Today’s news:

Big top fold up! Mom-and-pop stand in for Ringling Bros closes six weeks early

Brooklyn Daily

A mom-and-pop circus that filled the void when Ringling Bros. and Barnum & Bailey pulled out of Coney Island this summer has folded up its tent six weeks early.

Vidbel Circus abruptly packed up its horses and acrobats and rode out of town a mere 20 days after its Independence Day weekend opening because the less-than-greatest-show-on Earth was not making enough money.

The Florida-based one-ring extravaganza had signed a lease with Central Amusement International to operate on a Stillwell Avenue lot through Labor Day — replacing the elephant-size void left when Ringling Brothers abandoned its 2,400-seat tent after just two summers.

As with Ringling Bros., substantial crowds did not fill Vidbel’s 600-seat big top, so the company ended its run early.

“Our thoughts were that our ‘walk-up’ would be enough to make a profit considering our location — unfortunately, this was not the case,” said Vidbel President Susan Vidbel-Ashton. “We stayed as long as we could.”

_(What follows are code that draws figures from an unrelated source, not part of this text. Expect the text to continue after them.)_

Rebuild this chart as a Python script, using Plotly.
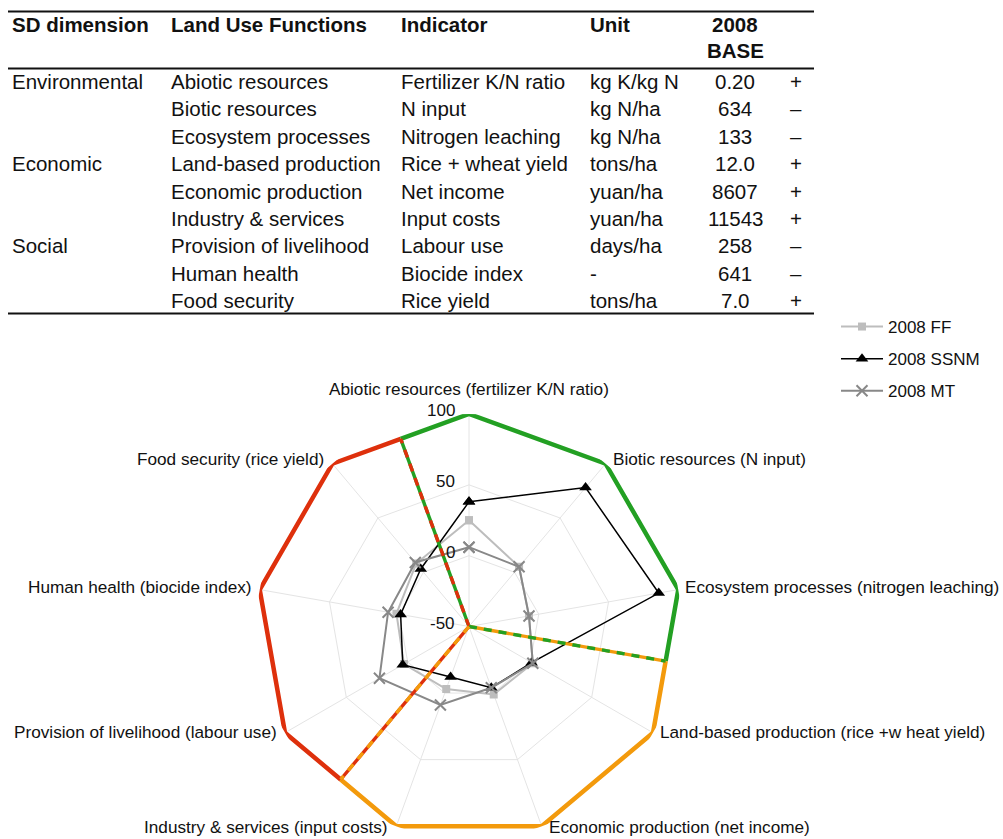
import numpy as np
import plotly.graph_objects as go

# ---------------- Indicator table ----------------
sd_dimension = ["Environmental", "", "", "Economic", "", "", "Social", "", ""]
land_use_functions = [
    "Abiotic resources", "Biotic resources", "Ecosystem processes",
    "Land-based production", "Economic production", "Industry & services",
    "Provision of livelihood", "Human health", "Food security",
]
indicators = [
    "Fertilizer K/N ratio", "N input", "Nitrogen leaching",
    "Rice + wheat yield", "Net income", "Input costs",
    "Labour use", "Biocide index", "Rice yield",
]
units = ["kg K/kg N", "kg N/ha", "kg N/ha", "tons/ha", "yuan/ha",
         "yuan/ha", "days/ha", "-", "tons/ha"]
base_2008 = ["0.20", "634", "133", "12.0", "8607", "11543", "258", "641", "7.0"]
sign = ["+", "–", "–", "+", "+", "+", "–", "–", "+"]

# ---------------- Radar chart ----------------
axis_labels = [
    "Abiotic resources (fertilizer K/N ratio)",
    "Biotic resources (N input)",
    "Ecosystem processes (nitrogen leaching)",
    "Land-based production (rice +w heat yield)",
    "Economic production (net income)",
    "Industry & services (input costs)",
    "Provision of livelihood (labour use)",
    "Human health (biocide index)",
    "Food security (rice yield)",
]
ff_2008 = [25, 5, -7, 2, 1, -3, 3, 2, 8]
ssnm_2008 = [38, 78, 86, 1, -4, -12, 4, -1, 3]
mt_2008 = [6, 5, -7, 2, -4, 9, 23, 8, 9]

radial_ticks = [-50, 0, 50, 100]
dimension_names = ["Environmental", "Economic", "Social"]
dimension_colors = ["#23a023", "#f39a0c", "#de300c"]

# ---------------- geometry helpers ----------------
W, H = 1003, 839
FONT = "Liberation Sans"
TXT = "#111111"


def fx(x):
    return x / W


def fy(y):
    return 1 - y / H


n_axes = len(axis_labels)
step = 360 / n_axes
r_min, r_max = radial_ticks[0], radial_ticks[-1]
# radius of the midpoint of a polygon edge on the outer ring
r_edge_mid = r_min + (r_max - r_min) * np.cos(np.radians(step / 2))

cx, cy, R = 469, 626.5, 212.5
domain = dict(x=[fx(cx - R), fx(cx + R)], y=[0, 2 * R / H])

fig = go.Figure()

# data series on the category (polygon-grid) polar subplot
series = [
    ("2008 FF", ff_2008, "#bdbdbd", 2, dict(symbol="square", size=8, color="#bdbdbd")),
    ("2008 SSNM", ssnm_2008, "#000000", 1.5, dict(symbol="triangle-up", size=11, color="#000000")),
    ("2008 MT", mt_2008, "#888888", 2,
     dict(symbol="x-thin", size=11, color="#888888", line=dict(color="#888888", width=2))),
]
for name, vals, col, lw, mk in series:
    fig.add_trace(go.Scatterpolar(
        r=vals + vals[:1], theta=axis_labels + axis_labels[:1],
        mode="lines+markers", name=name, legendgroup=name,
        line=dict(color=col, width=lw), marker=mk,
        subplot="polar", cliponaxis=True,
    ))

# dimension outline and dividing lines on an overlaid numeric polar subplot
bounds = [-step / 2 + i * 3 * step for i in range(4)]
for k, (dname, dcol) in enumerate(zip(dimension_names, dimension_colors)):
    a0, a1 = bounds[k], bounds[k + 1]
    thetas = [a0] + [a0 + step / 2 + j * step for j in range(3)] + [a1]
    rs = [r_edge_mid, r_max, r_max, r_max, r_edge_mid]
    fig.add_trace(go.Scatterpolar(
        r=rs, theta=thetas, mode="lines", showlegend=False, hoverinfo="skip",
        line=dict(color=dcol, width=4.5), subplot="polar2", cliponaxis=False,
    ))

for k in range(3):
    ang = bounds[k]
    col_a = dimension_colors[k]
    col_b = dimension_colors[(k - 1) % 3]
    for col, dash in ((col_a, "solid"), (col_b, "8px,7px")):
        fig.add_trace(go.Scatterpolar(
            r=[r_min, r_edge_mid], theta=[ang, ang], mode="lines",
            showlegend=False, hoverinfo="skip",
            line=dict(color=col, width=3.4, dash=dash),
            subplot="polar2", cliponaxis=False,
        ))

grid_col = "#e4e4e4"
fig.update_layout(
    width=W, height=H,
    margin=dict(l=0, r=0, t=0, b=0, pad=0),
    paper_bgcolor="white", plot_bgcolor="white",
    font=dict(family=FONT, color=TXT),
    polar=dict(
        domain=domain, bgcolor="rgba(0,0,0,0)", gridshape="linear",
        radialaxis=dict(
            range=[r_min, r_max], tickvals=radial_ticks, angle=90,
            showline=False, ticks="", showticklabels=False,
            gridcolor=grid_col, gridwidth=1,
        ),
        angularaxis=dict(
            type="category", categoryarray=axis_labels,
            direction="clockwise", rotation=90, showline=False, ticks="",
            showticklabels=False, gridcolor=grid_col, gridwidth=1,
        ),
    ),
    polar2=dict(
        domain=domain, bgcolor="rgba(0,0,0,0)",
        radialaxis=dict(range=[r_min, r_max], visible=False),
        angularaxis=dict(direction="clockwise", rotation=90, visible=False,
                         thetaunit="degrees"),
    ),
    legend=dict(
        x=fx(836), y=fy(309), xanchor="left", yanchor="top",
        bgcolor="rgba(0,0,0,0)", font=dict(size=17, family=FONT, color=TXT),
        tracegroupgap=7, itemwidth=42,
    ),
)

annotations = []


def txt(x, y, s, anchor="left", size=20.5, bold=False):
    annotations.append(dict(
        x=fx(x), y=fy(y), xref="paper", yref="paper",
        text=f"<b>{s}</b>" if bold else s,
        showarrow=False, xanchor=anchor, yanchor="middle",
        font=dict(size=size, family=FONT, color=TXT),
    ))


# radial scale values, set just left of the vertical spoke
for t in radial_ticks:
    ry = cy - R * (t - r_min) / (r_max - r_min)
    txt(cx - 12, ry - 3, str(t), anchor="right", size=17)

# category labels of the radar, set beside each outer vertex
for i, lab in enumerate(axis_labels):
    a = np.radians(90 - i * step)
    vx, vy = cx + R * np.cos(a), cy - R * np.sin(a)
    if abs(np.cos(a)) < 0.1:
        txt(vx, vy - 25, lab, anchor="center", size=17.2)
    else:
        side = "left" if np.cos(a) > 0 else "right"
        gap = 5 if np.cos(a) > 0 else -6
        txt(vx + gap, vy - 2 - 3 * np.sin(a), lab, anchor=side, size=17.2)

# ---------------- table drawn as text + rules ----------------
col_x = [10, 169, 399, 588]
headers = ["SD dimension", "Land Use Functions", "Indicator", "Unit"]
for x, h in zip(col_x, headers):
    txt(x, 25, h, bold=True)
txt(735, 25, "2008", anchor="center", bold=True)
txt(735, 51, "BASE", anchor="center", bold=True)

row_y0, row_dy = 81.5, 27.4
for i in range(len(land_use_functions)):
    y = row_y0 + i * row_dy
    if sd_dimension[i]:
        txt(col_x[0], y, sd_dimension[i])
    txt(col_x[1], y, land_use_functions[i])
    txt(col_x[2], y, indicators[i])
    txt(col_x[3], y, units[i])
    txt(735, y, base_2008[i], anchor="center")
    txt(796, y, sign[i], anchor="center")

shapes = []
for y in (11.5, 68.5, 313.5):
    shapes.append(dict(type="line", xref="paper", yref="paper",
                       x0=fx(8), x1=fx(814), y0=fy(y), y1=fy(y),
                       line=dict(color=TXT, width=2)))

fig.update_layout(annotations=annotations, shapes=shapes)

fig.write_html("out.html")
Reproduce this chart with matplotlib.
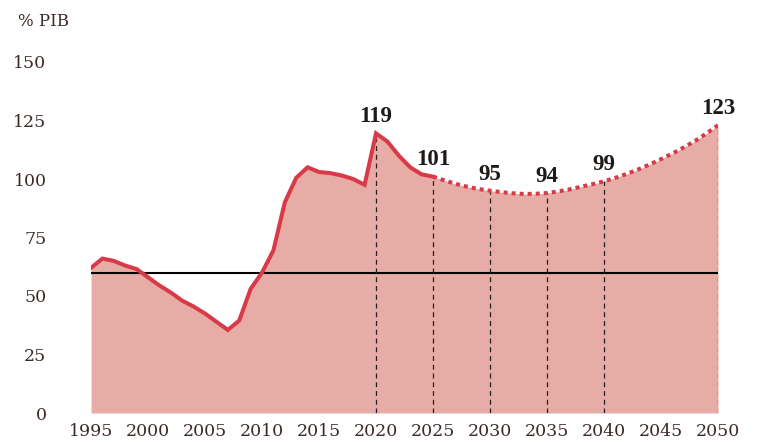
import matplotlib.pyplot as plt
import numpy as np

# deuda pública, % del PIB
anos_hist = list(range(1995, 2026))
deuda_hist = [62, 66, 65, 63, 61.5, 58, 54.5, 51.5, 48, 45.5, 42.5, 39, 35.5,
              39.5, 53, 60, 69.5, 90, 100.5, 105, 103, 102.5, 101.5, 100, 97.5,
              119.5, 116, 110, 105, 102, 101]

anos_proy = list(range(2025, 2051))
deuda_proy = [101, 99.4, 97.9, 96.7, 95.7, 95, 94.4, 93.9, 93.6, 93.7, 94,
              94.7, 95.6, 96.7, 97.8, 99, 100.5, 102.2, 104.1, 106.2, 108.5,
              110.9, 113.5, 116.3, 119.5, 123]

anos_etiq = [2020, 2025, 2030, 2035, 2040, 2050]
etiquetas = ['119', '101', '95', '94', '99', '123']

limite = 60

rojo = '#d83a48'
relleno = '#e8aca6'
texto = '#3b2b28'

plt.rcParams['font.family'] = ['DejaVu Serif']

fig = plt.figure(figsize=(7.59, 4.42), dpi=100)
ax = fig.add_axes([91/759, 29/442, 627/759, 351/442])

x_all = anos_hist + anos_proy[1:]
y_all = deuda_hist + deuda_proy[1:]
ax.fill_between(x_all, 0, y_all, color=relleno, lw=0, zorder=1)

ax.plot([anos_hist[0], anos_proy[-1]], [limite, limite], color='black', lw=1.5, zorder=2)

valores = dict(zip(x_all, y_all))
for a in anos_etiq:
    ax.plot([a, a], [0, valores[a]], color='#222222', lw=0.9, dashes=(4, 3), zorder=2)

ax.plot(anos_hist, deuda_hist, color=rojo, lw=2.9, solid_joinstyle='miter', zorder=3)
ax.plot(anos_proy, deuda_proy, color=rojo, lw=2.9, dashes=(1, 1), zorder=3)

for a, t in zip(anos_etiq, etiquetas):
    ax.annotate(t, (a, valores[a]), xytext=(0, 12), textcoords='offset points',
                ha='center', va='center', fontsize=16.5, fontweight='bold',
                color='#1e1a18', family=['Liberation Serif', 'DejaVu Serif'])

ax.set_xlim(1995, 2050)
ax.set_ylim(0, 150)
ax.set_xticks(range(1995, 2051, 5))
ax.set_yticks(range(0, 151, 25))
ax.tick_params(length=0, labelsize=12.5, labelcolor=texto)
ax.tick_params(axis='y', pad=32)
ax.tick_params(axis='x', pad=7)
for lab in ax.get_yticklabels():
    lab.set_horizontalalignment('right')
for s in ax.spines.values():
    s.set_visible(False)

fig.text(18/759, 1 - 22/442, '% PIB', fontsize=12, color=texto, va='center', ha='left')

fig.savefig('out.png', dpi=100)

But Coney Island stalwarts believe that the circus’s failure was its poor promotion.

“They were nice people, but they did a horrible job setting up their entrance, they did not have painted banners advertising the circus, and they didn’t have the slightest idea how to ballyhoo,” said Sideshow operator Dick Zigun, who is a master of self- and show promotion. “Take the horses and clowns and put on mini-circus parade 15 minutes before a showtime — that’s how you sell tickets!”

Promotion failures appear to have extended beyond the show’s closing. The company’s website remains online — disappointing some fans who sought out the show this week.

“I went all the way down there only to discover it was closed,” said Yuliya Chernova.

The lot will be empty for the rest of the summer, but Zigun hopes a new circus, perhaps Ringling Bros., will return.

“All circuses are not equal,” said Zigun. “I wish Ringling Brothers, a greater show on earth, would come back — they know how to advertise. Frankly this was an amateur circus.”